La sorcière est aussi une figure récurrente dans son œuvre et son monument commémorant les chasses aux sorcières meuble l’un des salons (Pyre Woman Kneeling, 2002). Pour citer la journaliste et essayiste Mona Chollet, la sorcière "incarne la femme affranchie de toutes les dominations, de toutes les limitations; elle est un idéal vers lequel tendre, elle montre la voie”. “La sorcière est un condensé de tout ce qui dérange chez les femmes.”
La visite permet de découvrir des oeuvres emblématiques telles Untitled, 1995, et Rapture, 2001, où l’artiste réinterprète tour à tour l’iconographie de la crucifixion et l’histoire du Petit Chaperon rouge et de sainte Geneviève, la sainte patronne de Paris à qui la légende attribue la domestication du loup. Entre 2012-2017, elle réalise une série de douze tapisseries, et cinq d'entre elles garnissent les murs d'un des luxueux salons.
C’est un univers insolite, à la fois fascinant et dérangeant, que nous dévoile Kiki Smith, un univers qui, pour citer la réalisatrice Claudia Müller “explore la vulnérabilité des corps, subvertit la représentation traditionnellement érotisée du féminin et investit le monde de l'enfance d'une inquiétante étrangeté”.
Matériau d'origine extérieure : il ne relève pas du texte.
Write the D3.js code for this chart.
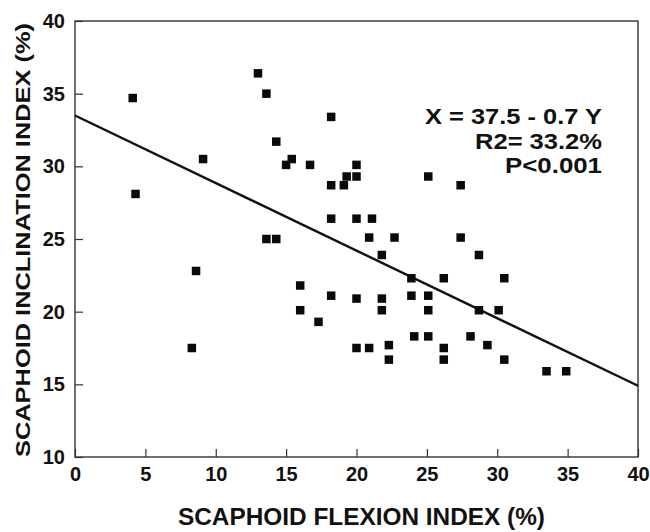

Kiki Smith est également mise à l’honneur par le Centre de la Gravure et de l’Image Imprimée à La Louvière qui lui offre sa première exposition personnelle en Belgique. Intitulée Entre Chien et Loup / In the Twilight, l’exposition présente plus de 100 estampes, sculptures, dessins.
Kiki Smith, 11 Conti-Monnaie de Paris, 11 Quai de Conti, 75006 Paris, France. Jusqu’au 9 février 2020.
Kiki Smith, Entre chien et loup / In the Twilight, Centre de la Gravure et de l’Image Imprimée, Rue des Amours, 10, 7100 La Louvière, Belgique. Jusqu’au 23 février 2020.
Kiki Smith: I am a Wanderer, Museum of Modern Art Oxford, 30 Pembroke St, Oxford OX1 1BP, Royaume-Uni. Jusqu’au 19 janvier 2020.
Kiki Smith, Compass, Galleria Continua, Via del Castello, 11, 53037 San Gimignano SI, Italie. Jusqu’au 6 janvier 2020.